◆ REQUIRED TASK ◆
Set down only those lines that fall from the line containing "Emit a LaTeX" through the line containing "(6.5,6) -- (6.5,539);", unchanged and without pictures.

**** INFORMATION GIVEN ****

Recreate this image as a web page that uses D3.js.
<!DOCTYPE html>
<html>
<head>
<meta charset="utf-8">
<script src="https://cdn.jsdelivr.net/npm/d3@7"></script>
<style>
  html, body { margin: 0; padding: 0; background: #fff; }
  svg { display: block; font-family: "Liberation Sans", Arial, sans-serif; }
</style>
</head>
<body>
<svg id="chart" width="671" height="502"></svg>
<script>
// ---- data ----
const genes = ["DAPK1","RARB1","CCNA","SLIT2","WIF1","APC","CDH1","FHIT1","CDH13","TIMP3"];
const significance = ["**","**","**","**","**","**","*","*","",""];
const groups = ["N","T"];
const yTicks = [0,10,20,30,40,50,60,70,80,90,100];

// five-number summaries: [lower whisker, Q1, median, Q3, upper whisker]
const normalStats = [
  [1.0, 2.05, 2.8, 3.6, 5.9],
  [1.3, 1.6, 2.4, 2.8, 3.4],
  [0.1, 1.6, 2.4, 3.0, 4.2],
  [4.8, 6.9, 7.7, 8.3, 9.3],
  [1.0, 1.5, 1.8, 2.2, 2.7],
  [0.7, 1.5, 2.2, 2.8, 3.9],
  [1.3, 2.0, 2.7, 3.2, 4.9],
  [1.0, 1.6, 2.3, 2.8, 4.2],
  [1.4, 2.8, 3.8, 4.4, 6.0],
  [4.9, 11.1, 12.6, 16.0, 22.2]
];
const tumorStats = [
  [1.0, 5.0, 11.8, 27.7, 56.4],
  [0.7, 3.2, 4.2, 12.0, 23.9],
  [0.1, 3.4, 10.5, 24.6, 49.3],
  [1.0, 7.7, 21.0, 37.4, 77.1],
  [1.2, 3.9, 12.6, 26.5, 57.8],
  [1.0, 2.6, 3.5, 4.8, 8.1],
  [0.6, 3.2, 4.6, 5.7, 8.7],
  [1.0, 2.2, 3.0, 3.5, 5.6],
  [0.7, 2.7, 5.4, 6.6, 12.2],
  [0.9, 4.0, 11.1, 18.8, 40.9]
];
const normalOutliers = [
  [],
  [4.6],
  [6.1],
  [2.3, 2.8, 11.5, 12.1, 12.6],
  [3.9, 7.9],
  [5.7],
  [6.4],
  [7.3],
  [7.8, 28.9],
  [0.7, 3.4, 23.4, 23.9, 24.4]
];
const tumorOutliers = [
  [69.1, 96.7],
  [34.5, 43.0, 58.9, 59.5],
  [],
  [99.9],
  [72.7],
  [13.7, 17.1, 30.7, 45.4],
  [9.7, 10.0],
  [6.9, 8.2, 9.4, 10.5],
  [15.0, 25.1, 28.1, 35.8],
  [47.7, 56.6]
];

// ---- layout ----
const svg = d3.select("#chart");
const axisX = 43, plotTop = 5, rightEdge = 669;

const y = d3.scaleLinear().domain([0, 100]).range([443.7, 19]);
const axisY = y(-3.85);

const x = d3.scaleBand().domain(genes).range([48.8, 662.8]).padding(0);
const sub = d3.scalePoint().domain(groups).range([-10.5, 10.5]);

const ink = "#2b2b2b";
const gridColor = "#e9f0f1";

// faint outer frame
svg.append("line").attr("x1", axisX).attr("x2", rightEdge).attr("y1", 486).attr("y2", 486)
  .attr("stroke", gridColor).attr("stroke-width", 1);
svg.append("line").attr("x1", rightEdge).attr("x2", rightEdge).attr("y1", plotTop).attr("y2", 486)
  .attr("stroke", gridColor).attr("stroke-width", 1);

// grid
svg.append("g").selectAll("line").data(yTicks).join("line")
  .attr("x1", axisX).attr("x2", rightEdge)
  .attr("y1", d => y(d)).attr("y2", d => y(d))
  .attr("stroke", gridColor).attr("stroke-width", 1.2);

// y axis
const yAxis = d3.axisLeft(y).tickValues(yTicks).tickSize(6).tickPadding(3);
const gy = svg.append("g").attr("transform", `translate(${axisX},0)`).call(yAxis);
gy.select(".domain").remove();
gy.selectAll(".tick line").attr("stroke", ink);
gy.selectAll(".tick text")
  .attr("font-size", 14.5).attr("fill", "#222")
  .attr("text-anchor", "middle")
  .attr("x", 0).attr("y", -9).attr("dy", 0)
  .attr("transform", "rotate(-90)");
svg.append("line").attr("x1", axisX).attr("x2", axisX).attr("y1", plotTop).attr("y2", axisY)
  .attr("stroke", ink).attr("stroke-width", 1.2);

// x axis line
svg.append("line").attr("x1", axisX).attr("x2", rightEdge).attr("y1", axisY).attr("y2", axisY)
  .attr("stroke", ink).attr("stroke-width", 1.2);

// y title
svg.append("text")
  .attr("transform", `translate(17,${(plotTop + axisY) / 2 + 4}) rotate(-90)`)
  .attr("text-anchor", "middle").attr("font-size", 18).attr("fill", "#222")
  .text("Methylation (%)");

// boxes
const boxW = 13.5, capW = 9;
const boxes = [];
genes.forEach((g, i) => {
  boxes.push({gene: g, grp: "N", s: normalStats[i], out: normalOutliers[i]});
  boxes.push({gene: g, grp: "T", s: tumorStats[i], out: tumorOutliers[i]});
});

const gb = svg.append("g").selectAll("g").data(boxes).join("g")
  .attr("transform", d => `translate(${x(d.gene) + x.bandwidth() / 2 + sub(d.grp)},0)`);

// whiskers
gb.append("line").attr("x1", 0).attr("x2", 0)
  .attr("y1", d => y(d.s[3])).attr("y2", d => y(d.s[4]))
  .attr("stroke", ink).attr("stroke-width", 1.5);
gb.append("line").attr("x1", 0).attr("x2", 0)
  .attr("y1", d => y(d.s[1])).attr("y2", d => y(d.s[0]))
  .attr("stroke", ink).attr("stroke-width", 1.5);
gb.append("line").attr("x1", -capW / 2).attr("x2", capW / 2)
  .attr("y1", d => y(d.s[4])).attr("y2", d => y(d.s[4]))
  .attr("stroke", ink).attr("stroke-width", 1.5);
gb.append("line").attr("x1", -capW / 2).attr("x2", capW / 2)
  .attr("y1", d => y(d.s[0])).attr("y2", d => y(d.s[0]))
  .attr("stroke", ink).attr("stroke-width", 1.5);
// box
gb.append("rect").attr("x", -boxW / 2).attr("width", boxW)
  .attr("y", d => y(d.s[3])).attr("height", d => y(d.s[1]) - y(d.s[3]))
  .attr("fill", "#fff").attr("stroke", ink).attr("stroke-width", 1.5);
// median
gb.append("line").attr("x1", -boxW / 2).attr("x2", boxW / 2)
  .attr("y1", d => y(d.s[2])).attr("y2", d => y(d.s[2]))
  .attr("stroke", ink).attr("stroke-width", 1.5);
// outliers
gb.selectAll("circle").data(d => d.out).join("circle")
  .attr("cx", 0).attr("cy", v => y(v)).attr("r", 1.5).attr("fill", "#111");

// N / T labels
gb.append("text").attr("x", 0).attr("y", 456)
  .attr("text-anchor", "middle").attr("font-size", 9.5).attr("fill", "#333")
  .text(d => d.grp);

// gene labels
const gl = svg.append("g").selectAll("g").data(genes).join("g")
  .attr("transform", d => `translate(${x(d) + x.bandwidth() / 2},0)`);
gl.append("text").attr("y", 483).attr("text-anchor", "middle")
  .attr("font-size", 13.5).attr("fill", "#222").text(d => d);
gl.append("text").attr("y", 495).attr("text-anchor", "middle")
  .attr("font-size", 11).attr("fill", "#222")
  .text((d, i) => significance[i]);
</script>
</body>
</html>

****
**** INFORMATION GIVEN ****

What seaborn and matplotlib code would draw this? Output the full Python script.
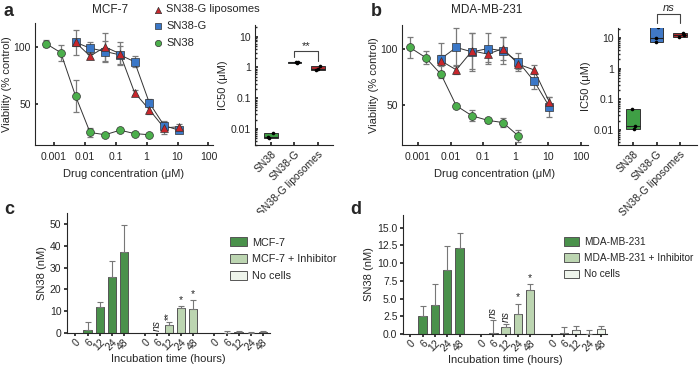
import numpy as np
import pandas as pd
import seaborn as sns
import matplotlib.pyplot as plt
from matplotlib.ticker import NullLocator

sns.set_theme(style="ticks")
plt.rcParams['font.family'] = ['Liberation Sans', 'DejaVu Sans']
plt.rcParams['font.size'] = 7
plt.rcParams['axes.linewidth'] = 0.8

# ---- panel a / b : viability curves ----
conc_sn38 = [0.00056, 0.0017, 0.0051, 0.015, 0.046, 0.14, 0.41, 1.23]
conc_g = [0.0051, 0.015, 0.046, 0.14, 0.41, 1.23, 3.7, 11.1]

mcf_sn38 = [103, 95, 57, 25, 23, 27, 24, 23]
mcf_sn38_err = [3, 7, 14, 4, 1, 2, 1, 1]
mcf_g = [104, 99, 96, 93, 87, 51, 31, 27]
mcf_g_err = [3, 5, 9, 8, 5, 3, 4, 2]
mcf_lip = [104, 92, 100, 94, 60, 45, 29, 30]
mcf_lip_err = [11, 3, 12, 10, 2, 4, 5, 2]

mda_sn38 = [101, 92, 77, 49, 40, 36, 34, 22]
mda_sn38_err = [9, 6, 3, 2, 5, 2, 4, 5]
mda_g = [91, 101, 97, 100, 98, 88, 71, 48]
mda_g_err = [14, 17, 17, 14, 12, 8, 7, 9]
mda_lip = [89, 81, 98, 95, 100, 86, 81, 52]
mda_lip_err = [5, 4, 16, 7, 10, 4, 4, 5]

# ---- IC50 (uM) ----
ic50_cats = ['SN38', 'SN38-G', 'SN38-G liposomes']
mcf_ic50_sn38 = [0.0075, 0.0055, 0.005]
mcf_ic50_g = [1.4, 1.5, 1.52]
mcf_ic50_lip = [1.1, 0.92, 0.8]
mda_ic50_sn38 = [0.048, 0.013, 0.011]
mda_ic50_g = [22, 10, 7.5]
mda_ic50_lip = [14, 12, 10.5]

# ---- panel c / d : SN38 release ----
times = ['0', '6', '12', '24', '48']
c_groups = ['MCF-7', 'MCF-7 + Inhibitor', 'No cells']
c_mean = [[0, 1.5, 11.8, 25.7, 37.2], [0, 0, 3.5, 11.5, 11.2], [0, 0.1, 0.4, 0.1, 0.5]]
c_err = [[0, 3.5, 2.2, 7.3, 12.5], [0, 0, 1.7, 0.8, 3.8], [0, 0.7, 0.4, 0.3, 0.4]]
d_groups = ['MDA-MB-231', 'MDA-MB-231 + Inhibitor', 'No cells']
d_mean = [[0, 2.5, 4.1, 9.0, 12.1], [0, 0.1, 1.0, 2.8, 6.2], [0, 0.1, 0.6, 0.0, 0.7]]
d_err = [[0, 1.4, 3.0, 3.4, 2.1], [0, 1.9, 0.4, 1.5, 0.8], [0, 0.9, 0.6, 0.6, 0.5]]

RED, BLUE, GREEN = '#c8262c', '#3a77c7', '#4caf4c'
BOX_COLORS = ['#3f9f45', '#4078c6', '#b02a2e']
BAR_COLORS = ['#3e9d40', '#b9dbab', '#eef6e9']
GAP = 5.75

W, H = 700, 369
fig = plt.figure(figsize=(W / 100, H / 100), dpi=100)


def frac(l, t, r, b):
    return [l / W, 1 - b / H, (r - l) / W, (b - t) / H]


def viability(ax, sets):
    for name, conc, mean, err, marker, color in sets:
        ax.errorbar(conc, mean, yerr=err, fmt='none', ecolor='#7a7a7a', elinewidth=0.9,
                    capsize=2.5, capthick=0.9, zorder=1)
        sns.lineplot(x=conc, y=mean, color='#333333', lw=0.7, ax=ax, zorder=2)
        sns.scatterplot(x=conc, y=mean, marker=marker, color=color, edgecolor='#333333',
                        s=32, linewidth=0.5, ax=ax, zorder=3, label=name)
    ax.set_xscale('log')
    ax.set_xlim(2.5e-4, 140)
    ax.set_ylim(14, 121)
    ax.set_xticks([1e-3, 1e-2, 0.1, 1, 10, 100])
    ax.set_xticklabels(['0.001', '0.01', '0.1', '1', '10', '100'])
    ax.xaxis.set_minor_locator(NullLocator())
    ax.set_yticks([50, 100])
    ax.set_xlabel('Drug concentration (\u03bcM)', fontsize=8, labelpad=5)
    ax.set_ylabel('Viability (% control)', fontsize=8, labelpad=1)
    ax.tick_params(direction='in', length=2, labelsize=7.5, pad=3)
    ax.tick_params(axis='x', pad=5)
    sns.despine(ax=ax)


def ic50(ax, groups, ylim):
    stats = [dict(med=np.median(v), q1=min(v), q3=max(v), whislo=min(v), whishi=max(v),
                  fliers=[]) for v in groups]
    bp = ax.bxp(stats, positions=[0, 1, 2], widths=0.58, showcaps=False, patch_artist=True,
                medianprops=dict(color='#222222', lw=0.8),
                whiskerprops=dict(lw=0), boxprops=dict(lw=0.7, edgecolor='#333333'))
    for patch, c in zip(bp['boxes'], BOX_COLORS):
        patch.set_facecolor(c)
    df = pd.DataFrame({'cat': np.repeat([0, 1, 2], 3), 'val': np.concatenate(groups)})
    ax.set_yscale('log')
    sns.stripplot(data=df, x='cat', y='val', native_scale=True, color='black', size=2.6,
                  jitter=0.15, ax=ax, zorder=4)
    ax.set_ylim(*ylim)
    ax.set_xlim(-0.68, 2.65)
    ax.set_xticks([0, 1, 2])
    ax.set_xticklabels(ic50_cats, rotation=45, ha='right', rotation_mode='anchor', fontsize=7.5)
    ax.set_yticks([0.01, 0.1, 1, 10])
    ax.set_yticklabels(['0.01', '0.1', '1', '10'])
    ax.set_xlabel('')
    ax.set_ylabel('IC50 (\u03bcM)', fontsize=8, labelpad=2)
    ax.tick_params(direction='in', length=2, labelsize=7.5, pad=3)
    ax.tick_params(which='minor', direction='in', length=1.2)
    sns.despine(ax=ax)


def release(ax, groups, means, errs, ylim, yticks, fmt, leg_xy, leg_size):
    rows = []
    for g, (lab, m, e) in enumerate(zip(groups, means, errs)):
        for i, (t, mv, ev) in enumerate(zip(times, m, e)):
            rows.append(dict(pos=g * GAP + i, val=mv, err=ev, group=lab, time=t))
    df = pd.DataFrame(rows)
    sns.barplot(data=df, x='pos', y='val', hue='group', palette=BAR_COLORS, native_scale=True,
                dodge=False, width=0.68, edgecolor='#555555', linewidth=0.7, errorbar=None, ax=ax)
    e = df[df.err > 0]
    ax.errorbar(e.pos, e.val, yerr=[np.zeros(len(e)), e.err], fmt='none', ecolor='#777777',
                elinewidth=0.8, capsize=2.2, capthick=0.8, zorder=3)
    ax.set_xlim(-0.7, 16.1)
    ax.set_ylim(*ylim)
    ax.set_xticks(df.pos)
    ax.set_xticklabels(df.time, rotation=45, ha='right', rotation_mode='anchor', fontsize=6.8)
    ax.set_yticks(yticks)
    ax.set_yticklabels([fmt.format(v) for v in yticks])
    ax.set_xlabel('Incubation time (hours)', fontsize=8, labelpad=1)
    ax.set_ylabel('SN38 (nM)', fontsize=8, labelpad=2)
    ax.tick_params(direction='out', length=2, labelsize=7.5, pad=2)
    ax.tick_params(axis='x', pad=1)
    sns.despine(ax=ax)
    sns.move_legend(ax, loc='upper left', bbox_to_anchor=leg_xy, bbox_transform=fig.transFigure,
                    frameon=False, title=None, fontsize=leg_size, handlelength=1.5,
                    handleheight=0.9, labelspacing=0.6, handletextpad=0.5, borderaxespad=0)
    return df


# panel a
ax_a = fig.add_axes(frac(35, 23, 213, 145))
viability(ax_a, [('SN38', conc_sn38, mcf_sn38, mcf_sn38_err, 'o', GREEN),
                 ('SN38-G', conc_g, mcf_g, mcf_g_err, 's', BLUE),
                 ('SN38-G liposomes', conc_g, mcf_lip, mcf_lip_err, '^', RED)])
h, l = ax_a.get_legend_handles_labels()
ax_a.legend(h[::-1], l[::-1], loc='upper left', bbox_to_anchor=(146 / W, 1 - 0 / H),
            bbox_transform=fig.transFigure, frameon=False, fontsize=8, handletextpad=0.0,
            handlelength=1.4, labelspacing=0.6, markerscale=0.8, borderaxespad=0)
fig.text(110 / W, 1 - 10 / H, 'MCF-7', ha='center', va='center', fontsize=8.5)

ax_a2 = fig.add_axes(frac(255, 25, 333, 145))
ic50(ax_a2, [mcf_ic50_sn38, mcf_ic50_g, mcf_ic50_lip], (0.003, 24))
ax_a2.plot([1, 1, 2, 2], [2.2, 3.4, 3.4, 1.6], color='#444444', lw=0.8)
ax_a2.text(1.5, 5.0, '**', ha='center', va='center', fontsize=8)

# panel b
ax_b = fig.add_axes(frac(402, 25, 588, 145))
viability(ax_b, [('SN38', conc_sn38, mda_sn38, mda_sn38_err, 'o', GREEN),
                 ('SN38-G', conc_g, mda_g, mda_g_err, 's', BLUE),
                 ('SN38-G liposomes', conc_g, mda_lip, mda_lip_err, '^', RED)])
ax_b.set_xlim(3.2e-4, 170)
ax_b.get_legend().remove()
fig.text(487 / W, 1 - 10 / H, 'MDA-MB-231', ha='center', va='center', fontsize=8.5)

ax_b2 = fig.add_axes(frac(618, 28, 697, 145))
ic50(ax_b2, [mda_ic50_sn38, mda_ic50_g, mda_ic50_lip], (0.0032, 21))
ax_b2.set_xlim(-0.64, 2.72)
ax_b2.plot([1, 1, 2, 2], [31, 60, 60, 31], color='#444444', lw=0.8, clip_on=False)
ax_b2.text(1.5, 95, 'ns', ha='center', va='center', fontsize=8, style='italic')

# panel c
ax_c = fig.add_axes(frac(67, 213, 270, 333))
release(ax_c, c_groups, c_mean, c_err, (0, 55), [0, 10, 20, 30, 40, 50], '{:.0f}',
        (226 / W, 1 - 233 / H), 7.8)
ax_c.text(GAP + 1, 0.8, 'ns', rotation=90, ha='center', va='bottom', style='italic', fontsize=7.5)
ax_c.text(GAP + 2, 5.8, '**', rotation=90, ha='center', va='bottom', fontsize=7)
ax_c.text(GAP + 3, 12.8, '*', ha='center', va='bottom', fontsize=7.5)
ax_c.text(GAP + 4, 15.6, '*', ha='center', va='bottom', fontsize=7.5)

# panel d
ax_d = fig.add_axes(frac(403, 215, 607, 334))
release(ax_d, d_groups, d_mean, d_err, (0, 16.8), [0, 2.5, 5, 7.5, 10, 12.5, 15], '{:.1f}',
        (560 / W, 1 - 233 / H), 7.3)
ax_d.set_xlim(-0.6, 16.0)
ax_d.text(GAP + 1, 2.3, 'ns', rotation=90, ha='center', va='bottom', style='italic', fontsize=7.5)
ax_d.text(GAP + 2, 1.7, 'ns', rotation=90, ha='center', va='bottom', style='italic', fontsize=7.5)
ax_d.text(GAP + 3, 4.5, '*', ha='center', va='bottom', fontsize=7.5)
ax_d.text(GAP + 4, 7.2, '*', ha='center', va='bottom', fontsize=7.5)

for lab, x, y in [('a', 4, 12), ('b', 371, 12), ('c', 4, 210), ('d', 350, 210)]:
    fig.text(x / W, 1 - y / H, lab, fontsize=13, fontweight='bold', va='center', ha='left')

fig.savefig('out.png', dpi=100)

****
**** INFORMATION GIVEN ****

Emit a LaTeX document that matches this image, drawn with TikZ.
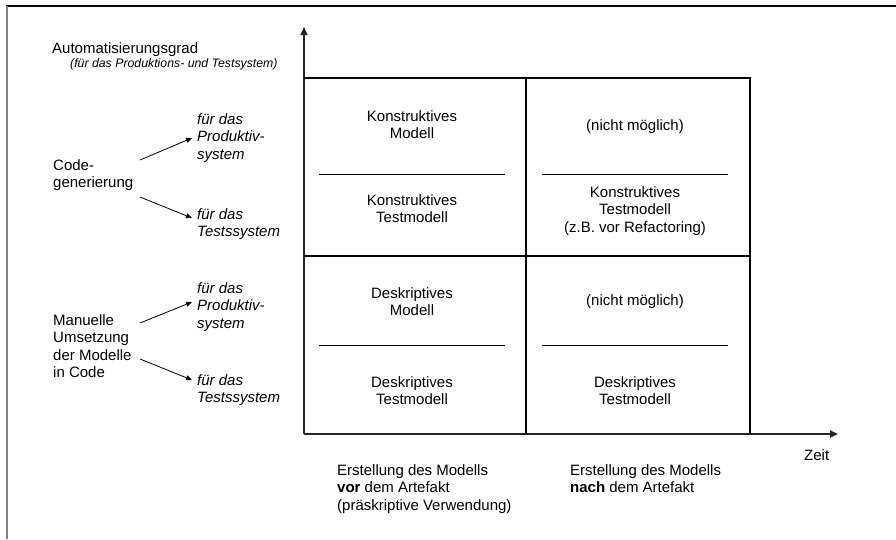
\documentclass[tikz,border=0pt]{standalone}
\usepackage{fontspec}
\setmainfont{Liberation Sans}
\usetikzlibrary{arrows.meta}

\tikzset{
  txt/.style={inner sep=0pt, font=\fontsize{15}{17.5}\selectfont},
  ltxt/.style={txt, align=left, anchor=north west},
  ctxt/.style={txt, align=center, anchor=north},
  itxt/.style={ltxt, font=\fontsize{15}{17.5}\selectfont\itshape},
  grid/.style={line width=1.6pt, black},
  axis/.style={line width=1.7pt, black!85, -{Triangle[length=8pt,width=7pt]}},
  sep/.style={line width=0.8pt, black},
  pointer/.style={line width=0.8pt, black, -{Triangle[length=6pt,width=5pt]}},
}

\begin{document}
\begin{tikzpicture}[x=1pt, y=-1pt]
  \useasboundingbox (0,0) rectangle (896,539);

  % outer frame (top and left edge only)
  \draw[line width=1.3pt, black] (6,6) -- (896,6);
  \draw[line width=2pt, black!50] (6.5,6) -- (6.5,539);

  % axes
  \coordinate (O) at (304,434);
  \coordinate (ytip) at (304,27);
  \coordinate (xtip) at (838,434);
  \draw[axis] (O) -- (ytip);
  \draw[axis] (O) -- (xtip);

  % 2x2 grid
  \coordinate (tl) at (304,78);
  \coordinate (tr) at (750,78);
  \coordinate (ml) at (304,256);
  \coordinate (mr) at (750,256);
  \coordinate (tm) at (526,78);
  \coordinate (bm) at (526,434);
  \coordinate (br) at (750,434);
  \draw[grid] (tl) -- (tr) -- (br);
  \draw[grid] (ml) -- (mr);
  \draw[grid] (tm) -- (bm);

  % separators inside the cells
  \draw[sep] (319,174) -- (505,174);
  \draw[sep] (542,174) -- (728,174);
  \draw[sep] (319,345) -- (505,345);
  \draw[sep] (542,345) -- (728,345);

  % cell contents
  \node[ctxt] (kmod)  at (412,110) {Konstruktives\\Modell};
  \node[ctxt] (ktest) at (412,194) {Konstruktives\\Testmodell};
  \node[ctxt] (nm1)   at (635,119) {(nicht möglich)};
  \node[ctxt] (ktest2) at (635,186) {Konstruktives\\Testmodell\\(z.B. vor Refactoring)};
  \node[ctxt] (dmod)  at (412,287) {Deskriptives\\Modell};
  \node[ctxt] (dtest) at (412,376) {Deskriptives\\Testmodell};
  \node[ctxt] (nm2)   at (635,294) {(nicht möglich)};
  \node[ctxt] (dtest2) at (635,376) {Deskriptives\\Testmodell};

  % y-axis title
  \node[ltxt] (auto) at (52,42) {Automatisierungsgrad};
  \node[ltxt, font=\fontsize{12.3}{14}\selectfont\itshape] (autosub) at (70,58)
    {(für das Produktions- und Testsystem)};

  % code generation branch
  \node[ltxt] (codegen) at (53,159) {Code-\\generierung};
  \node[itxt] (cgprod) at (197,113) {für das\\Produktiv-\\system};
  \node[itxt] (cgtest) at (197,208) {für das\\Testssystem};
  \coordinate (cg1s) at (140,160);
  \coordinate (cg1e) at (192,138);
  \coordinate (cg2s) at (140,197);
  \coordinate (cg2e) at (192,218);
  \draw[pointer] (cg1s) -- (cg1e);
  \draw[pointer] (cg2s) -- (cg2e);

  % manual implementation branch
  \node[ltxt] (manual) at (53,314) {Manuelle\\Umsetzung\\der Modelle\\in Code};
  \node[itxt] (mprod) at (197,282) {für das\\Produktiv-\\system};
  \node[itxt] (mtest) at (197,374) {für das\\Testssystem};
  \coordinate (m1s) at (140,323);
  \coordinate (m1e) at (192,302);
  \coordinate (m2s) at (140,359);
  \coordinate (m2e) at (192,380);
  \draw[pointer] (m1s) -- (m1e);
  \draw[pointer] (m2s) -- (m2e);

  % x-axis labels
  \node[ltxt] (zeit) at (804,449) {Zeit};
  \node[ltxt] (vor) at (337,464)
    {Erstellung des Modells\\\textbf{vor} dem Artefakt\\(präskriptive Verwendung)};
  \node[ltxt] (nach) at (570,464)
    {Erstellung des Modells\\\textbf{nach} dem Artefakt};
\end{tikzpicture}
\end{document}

****

◆ CORRECT RESULT ◆
Emit a LaTeX document that matches this image, drawn with TikZ.
\documentclass[tikz,border=0pt]{standalone}
\usepackage{fontspec}
\setmainfont{Liberation Sans}
\usetikzlibrary{arrows.meta}

\tikzset{
  txt/.style={inner sep=0pt, font=\fontsize{15}{17.5}\selectfont},
  ltxt/.style={txt, align=left, anchor=north west},
  ctxt/.style={txt, align=center, anchor=north},
  itxt/.style={ltxt, font=\fontsize{15}{17.5}\selectfont\itshape},
  grid/.style={line width=1.6pt, black},
  axis/.style={line width=1.7pt, black!85, -{Triangle[length=8pt,width=7pt]}},
  sep/.style={line width=0.8pt, black},
  pointer/.style={line width=0.8pt, black, -{Triangle[length=6pt,width=5pt]}},
}

\begin{document}
\begin{tikzpicture}[x=1pt, y=-1pt]
  \useasboundingbox (0,0) rectangle (896,539);

  % outer frame (top and left edge only)
  \draw[line width=1.3pt, black] (6,6) -- (896,6);
  \draw[line width=2pt, black!50] (6.5,6) -- (6.5,539);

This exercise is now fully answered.